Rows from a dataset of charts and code
◇ ◇ ◇
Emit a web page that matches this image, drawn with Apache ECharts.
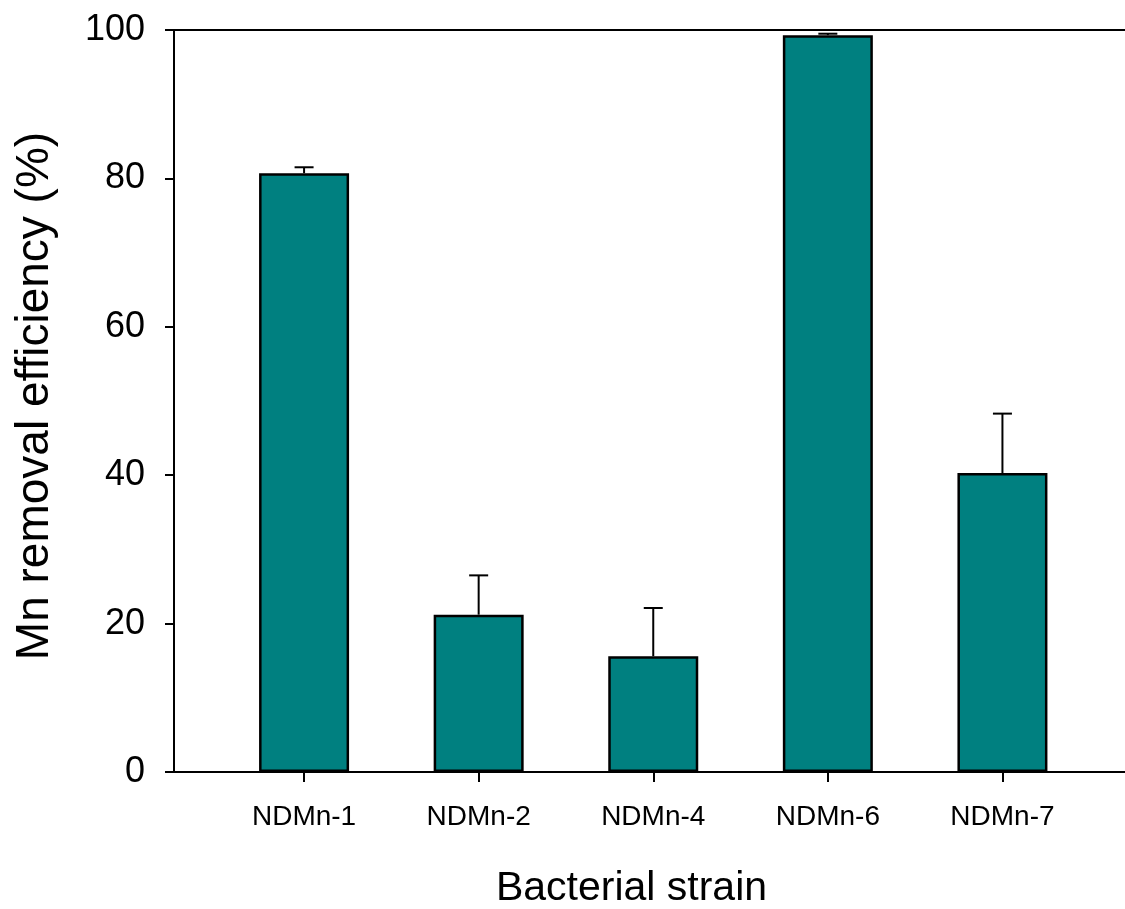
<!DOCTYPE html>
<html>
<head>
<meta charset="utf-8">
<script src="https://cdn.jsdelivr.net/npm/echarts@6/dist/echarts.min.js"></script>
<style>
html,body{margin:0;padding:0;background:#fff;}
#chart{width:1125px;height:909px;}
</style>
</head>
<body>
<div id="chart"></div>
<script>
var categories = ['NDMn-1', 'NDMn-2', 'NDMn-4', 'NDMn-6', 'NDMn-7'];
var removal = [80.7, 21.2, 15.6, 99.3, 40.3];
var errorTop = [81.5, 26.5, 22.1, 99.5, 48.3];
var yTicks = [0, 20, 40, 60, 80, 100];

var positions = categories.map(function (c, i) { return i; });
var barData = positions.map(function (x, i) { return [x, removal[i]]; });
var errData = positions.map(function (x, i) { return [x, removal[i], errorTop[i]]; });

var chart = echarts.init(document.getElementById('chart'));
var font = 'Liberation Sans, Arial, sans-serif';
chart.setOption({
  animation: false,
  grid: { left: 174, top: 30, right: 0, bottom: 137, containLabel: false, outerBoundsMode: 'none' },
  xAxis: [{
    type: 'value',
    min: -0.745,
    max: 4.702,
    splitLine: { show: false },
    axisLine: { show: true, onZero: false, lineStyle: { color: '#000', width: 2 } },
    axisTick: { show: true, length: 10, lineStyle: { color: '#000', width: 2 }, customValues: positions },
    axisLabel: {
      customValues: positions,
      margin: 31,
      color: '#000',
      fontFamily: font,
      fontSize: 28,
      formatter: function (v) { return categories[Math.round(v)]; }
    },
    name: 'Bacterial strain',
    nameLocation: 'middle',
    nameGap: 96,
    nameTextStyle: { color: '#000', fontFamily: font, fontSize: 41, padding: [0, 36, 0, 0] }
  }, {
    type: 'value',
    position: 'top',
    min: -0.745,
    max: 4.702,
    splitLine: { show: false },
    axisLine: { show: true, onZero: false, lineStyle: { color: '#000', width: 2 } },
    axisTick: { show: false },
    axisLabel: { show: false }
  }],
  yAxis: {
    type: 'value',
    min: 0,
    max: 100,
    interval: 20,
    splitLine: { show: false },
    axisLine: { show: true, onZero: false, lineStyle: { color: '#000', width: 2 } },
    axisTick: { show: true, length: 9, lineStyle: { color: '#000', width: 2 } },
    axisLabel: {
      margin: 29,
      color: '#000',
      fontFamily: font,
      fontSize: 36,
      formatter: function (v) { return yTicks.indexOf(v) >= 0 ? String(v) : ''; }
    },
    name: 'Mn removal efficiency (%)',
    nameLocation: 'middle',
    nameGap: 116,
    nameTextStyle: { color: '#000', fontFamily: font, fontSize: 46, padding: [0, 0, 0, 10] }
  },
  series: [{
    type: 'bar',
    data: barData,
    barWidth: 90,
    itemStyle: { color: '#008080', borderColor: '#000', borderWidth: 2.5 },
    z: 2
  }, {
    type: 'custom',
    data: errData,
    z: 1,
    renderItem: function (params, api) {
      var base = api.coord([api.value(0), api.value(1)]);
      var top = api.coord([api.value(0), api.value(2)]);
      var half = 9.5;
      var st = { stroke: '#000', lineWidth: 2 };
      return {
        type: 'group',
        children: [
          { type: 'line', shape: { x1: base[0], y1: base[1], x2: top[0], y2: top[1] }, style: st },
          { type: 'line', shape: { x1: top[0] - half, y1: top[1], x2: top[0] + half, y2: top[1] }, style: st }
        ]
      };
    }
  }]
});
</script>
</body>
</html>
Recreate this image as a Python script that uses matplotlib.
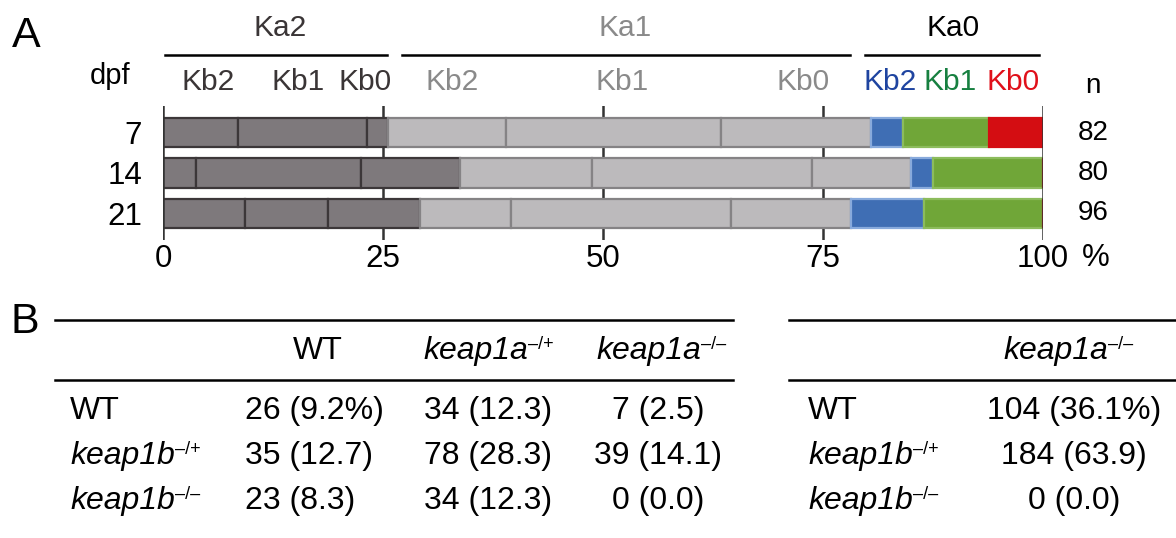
◇ ◇ ◇
*Work instructions:*
All of the material above is to be copied exactly, except for its images.

*Output of the task:*
Emit a web page that matches this image, drawn with Apache ECharts.
<!DOCTYPE html>
<html>
<head>
<meta charset="utf-8">
<script src="https://cdn.jsdelivr.net/npm/echarts@6/dist/echarts.min.js"></script>
<style>
html,body{margin:0;padding:0;background:#fff;}
#chart{width:1125px;height:909px;}
</style>
</head>
<body>
<div id="chart"></div>
<script>
var categories = ['NDMn-1', 'NDMn-2', 'NDMn-4', 'NDMn-6', 'NDMn-7'];
var removal = [80.7, 21.2, 15.6, 99.3, 40.3];
var errorTop = [81.5, 26.5, 22.1, 99.5, 48.3];
var yTicks = [0, 20, 40, 60, 80, 100];

var positions = categories.map(function (c, i) { return i; });
var barData = positions.map(function (x, i) { return [x, removal[i]]; });
var errData = positions.map(function (x, i) { return [x, removal[i], errorTop[i]]; });

var chart = echarts.init(document.getElementById('chart'));
var font = 'Liberation Sans, Arial, sans-serif';
chart.setOption({
  animation: false,
  grid: { left: 174, top: 30, right: 0, bottom: 137, containLabel: false, outerBoundsMode: 'none' },
  xAxis: [{
    type: 'value',
    min: -0.745,
    max: 4.702,
    splitLine: { show: false },
    axisLine: { show: true, onZero: false, lineStyle: { color: '#000', width: 2 } },
    axisTick: { show: true, length: 10, lineStyle: { color: '#000', width: 2 }, customValues: positions },
    axisLabel: {
      customValues: positions,
      margin: 31,
      color: '#000',
      fontFamily: font,
      fontSize: 28,
      formatter: function (v) { return categories[Math.round(v)]; }
    },
    name: 'Bacterial strain',
    nameLocation: 'middle',
    nameGap: 96,
    nameTextStyle: { color: '#000', fontFamily: font, fontSize: 41, padding: [0, 36, 0, 0] }
  }, {
    type: 'value',
    position: 'top',
    min: -0.745,
    max: 4.702,
    splitLine: { show: false },
    axisLine: { show: true, onZero: false, lineStyle: { color: '#000', width: 2 } },
    axisTick: { show: false },
    axisLabel: { show: false }
  }],
  yAxis: {
    type: 'value',
    min: 0,
    max: 100,
    interval: 20,
    splitLine: { show: false },
    axisLine: { show: true, onZero: false, lineStyle: { color: '#000', width: 2 } },
    axisTick: { show: true, length: 9, lineStyle: { color: '#000', width: 2 } },
    axisLabel: {
      margin: 29,
      color: '#000',
      fontFamily: font,
      fontSize: 36,
      formatter: function (v) { return yTicks.indexOf(v) >= 0 ? String(v) : ''; }
    },
    name: 'Mn removal efficiency (%)',
    nameLocation: 'middle',
    nameGap: 116,
    nameTextStyle: { color: '#000', fontFamily: font, fontSize: 46, padding: [0, 0, 0, 10] }
  },
  series: [{
    type: 'bar',
    data: barData,
    barWidth: 90,
    itemStyle: { color: '#008080', borderColor: '#000', borderWidth: 2.5 },
    z: 2
  }, {
    type: 'custom',
    data: errData,
    z: 1,
    renderItem: function (params, api) {
      var base = api.coord([api.value(0), api.value(1)]);
      var top = api.coord([api.value(0), api.value(2)]);
      var half = 9.5;
      var st = { stroke: '#000', lineWidth: 2 };
      return {
        type: 'group',
        children: [
          { type: 'line', shape: { x1: base[0], y1: base[1], x2: top[0], y2: top[1] }, style: st },
          { type: 'line', shape: { x1: top[0] - half, y1: top[1], x2: top[0] + half, y2: top[1] }, style: st }
        ]
      };
    }
  }]
});
</script>
</body>
</html>
Recreate this image as a Python script that uses matplotlib.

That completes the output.